Energy Dependence of CP-Violation Reach for Monochromatic Neutrino Beam

TL;DR

This paper evaluates how the energy of monochromatic neutrino beams affects the ability to detect CP violation in neutrino oscillations, emphasizing the importance of SPS upgrades and baseline length.

Contribution

It analyzes the energy dependence of CP violation sensitivity using monochromatic neutrino beams from electron capture decay, comparing different accelerator configurations and baselines.

Findings

Higher SPS energy and longer baselines improve CP violation sensitivity.

Knowledge of |U(e3)| enhances the potential to detect CP violation.

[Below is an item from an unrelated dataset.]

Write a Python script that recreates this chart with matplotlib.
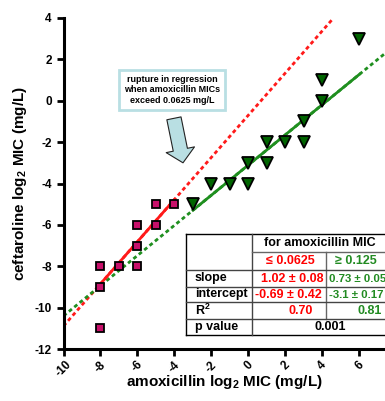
import numpy as np
import matplotlib
matplotlib.use("Agg")
import matplotlib.pyplot as plt
from matplotlib.lines import Line2D
from matplotlib.patches import Rectangle

plt.rcParams['font.family'] = ['Liberation Sans', 'DejaVu Sans']
plt.rcParams['font.weight'] = 'bold'
plt.rcParams['mathtext.fontset'] = 'custom'
plt.rcParams['mathtext.rm'] = 'Liberation Sans:bold'
plt.rcParams['mathtext.bf'] = 'Liberation Sans:bold'

# amoxicillin MIC <= 0.0625 mg/L
amox_low = [-8, -8, -8, -7, -6, -6, -6, -5, -5, -4]
ceft_low = [-8, -9, -11, -8, -6, -7, -8, -5, -6, -5]
# amoxicillin MIC >= 0.125 mg/L
amox_high = [-3, -2, -1, 0, 0, 1, 1, 2, 3, 3, 4, 4, 6]
ceft_high = [-5, -4, -4, -4, -3, -3, -2, -2, -2, -1, 0, 1, 3]

slope_low, icpt_low = 1.02, -0.69
slope_high, icpt_high = 0.73, -3.1

xticks = [-10, -8, -6, -4, -2, 0, 2, 4, 6]
yticks = [4, 2, 0, -2, -4, -6, -8, -10, -12]

row_labels = ['slope', 'intercept', 'R$^2$', 'p value']
col_low = ['1.02 ± 0.08', '-0.69 ± 0.42', '0.70']
col_high = ['0.73 ± 0.05', '-3.1 ± 0.17', '0.81']
p_value = '0.001'

RED = '#ff1a1a'
GREEN = '#1f8f1f'
W, H = 385, 401

fig = plt.figure(figsize=(W / 100, H / 100), dpi=100)
ax = fig.add_axes([63.5 / W, 1 - 349 / H, 1 - 63.5 / W, (349 - 18) / H])
ax.set_xlim(-10, 7.38)
ax.set_ylim(-12, 4)

# regression lines: dashed over whole range, solid over data range
xx = np.array([-10, (4 - icpt_low) / slope_low])
ax.plot(xx, slope_low * xx + icpt_low, color=RED, lw=2, ls=(0, (1.4, 1.1)), zorder=2)
xx = np.array([-10, 7.4])
ax.plot(xx, slope_high * xx + icpt_high, color=GREEN, lw=2, ls=(0, (1.4, 1.1)), zorder=2)
xx = np.array([min(amox_low), max(amox_low)])
ax.plot(xx, slope_low * xx + icpt_low, color=RED, lw=2, zorder=3)
xx = np.array([min(amox_high), max(amox_high)])
ax.plot(xx, slope_high * xx + icpt_high, color=GREEN, lw=2, zorder=3)

ax.plot(amox_low, ceft_low, 's', ms=6, mfc='#c8106a', mec='black', mew=1.3, zorder=4)
ax.plot(amox_high, ceft_high, 'v', ms=8, mfc='#006400', mec='black', mew=1.3, zorder=4)

for s in ['top', 'right']:
    ax.spines[s].set_visible(False)
for s in ['left', 'bottom']:
    ax.spines[s].set_linewidth(2.2)
ax.tick_params(width=2, length=5, labelsize=8.5)
ax.tick_params(axis='x', pad=2)
ax.set_xticks(xticks)
ax.set_yticks(yticks)
ax.set_xticklabels([str(v) for v in xticks], rotation=45, ha='center', fontweight='bold')
ax.set_yticklabels([str(v) for v in yticks], fontweight='bold')
fig.text(224 / W, 1 - 382 / H, 'amoxicillin log$_2$ MIC (mg/L)', ha='center', va='center',
         fontsize=11, fontweight='bold')
ax.set_ylabel('ceftaroline log$_2$ MIC (mg/L)', fontsize=11, fontweight='bold', labelpad=4)

# annotation box and arrow
ax.annotate('', xy=(-3.54, -3.0), xytext=(-4.03, -0.85),
            arrowprops=dict(arrowstyle='simple,head_width=2.6,head_length=1.2,tail_width=1.3',
                            mutation_scale=8, fc='#b9dfe3', ec='#222222', lw=0.8,
                            shrinkA=0, shrinkB=0))
ax.text(-4.11, 0.52, 'rupture in regression\nwhen amoxicillin MICs\nexceed 0.0625 mg/L',
        ha='center', va='center', fontsize=6.5, fontweight='bold', linespacing=1.25,
        bbox=dict(boxstyle='square,pad=0.55', fc='white', ec='#b9dfe3', lw=2))


# table drawn in figure pixel coordinates
def fx(x):
    return x / W


def fy(y):
    return 1 - y / H


def hline(x0, x1, y, c='black', lw=1):
    fig.add_artist(Line2D([fx(x0), fx(x1)], [fy(y), fy(y)], color=c, lw=lw, zorder=6))


def vline(x, y0, y1, c='black', lw=1):
    fig.add_artist(Line2D([fx(x), fx(x)], [fy(y0), fy(y1)], color=c, lw=lw, zorder=6))


def cell(x, y, s, ha='center', color='black', fs=9):
    fig.text(fx(x), fy(y), s, ha=ha, va='center', fontsize=fs, color=color, zorder=7)


cx = [186, 252, 326, 386]
ry = [234, 252, 270, 287, 302, 319, 335]
fig.add_artist(Rectangle((fx(cx[0]), fy(ry[-1])), fx(cx[3]) - fx(cx[0]),
                         fy(ry[0]) - fy(ry[-1]), fc='white', ec='none', zorder=5))
hline(cx[0], cx[3], ry[0])
hline(cx[0], cx[3], ry[-1])
vline(cx[0], ry[0], ry[-1])
vline(cx[1], ry[0], ry[-1], c='#444444')
vline(cx[2], ry[1], ry[5], c='#666666')
hline(cx[1], cx[3], ry[1], c='#666666')
for y in ry[2:6]:
    hline(cx[0], cx[3], y, c='#444444')

cell(320, 243.5, 'for amoxicillin MIC')
cell(290, 261.5, '≤ 0.0625', color='#ff0000')
cell(356, 261.5, '≥ 0.125', color='#228b22')
for i, lab in enumerate(row_labels):
    cell(195, (ry[i + 2] + ry[i + 3]) / 2, lab, ha='left')
low_x = [292, 288, 301]
high_x = [329, 329, 370]
high_ha = ['left', 'left', 'center']
high_fs = [8.2, 8.2, 9]
for i in range(3):
    yc = (ry[i + 2] + ry[i + 3]) / 2
    cell(low_x[i], yc, col_low[i], color='#ff0000')
    cell(high_x[i], yc, col_high[i], ha=high_ha[i], color='#228b22', fs=high_fs[i])
cell(330, (ry[5] + ry[6]) / 2, p_value)

fig.savefig('out.png', dpi=100)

Upgrading SPS to 1000 GeV is beneficial when combined with longer baselines.

Abstract

The ultimate goal for future neutrino facilities is the determination of CP violation in neutrino oscillations. Besides $| U(e3) | \ne 0$, this will require precision experiments with a very intense neutrino source and energy control. With this objective in mind, the creation of monochromatic neutrino beams from the electron capture decay of boosted ions by the SPS of CERN has been proposed. We discuss the capabilities of such a facility as a function of the energy of the boost and the baseline for the detector. We compare the physics potential for two different configurations: I) $\gamma=90$ and $\gamma=195$ (maximum achievable at present SPS) to Frejus; II) $\gamma=195$ and $\gamma=440$ (maximum achievable at upgraded SPS) to Canfranc. We conclude that the SPS upgrade to 1000 GeV is important to reach a better sensitivity to CP violation iff it is accompanied by a longer baseline. In both Setups, the gain in the CP violation sensitivity with a previous knowledge of $| U(e3) |$ is apparent.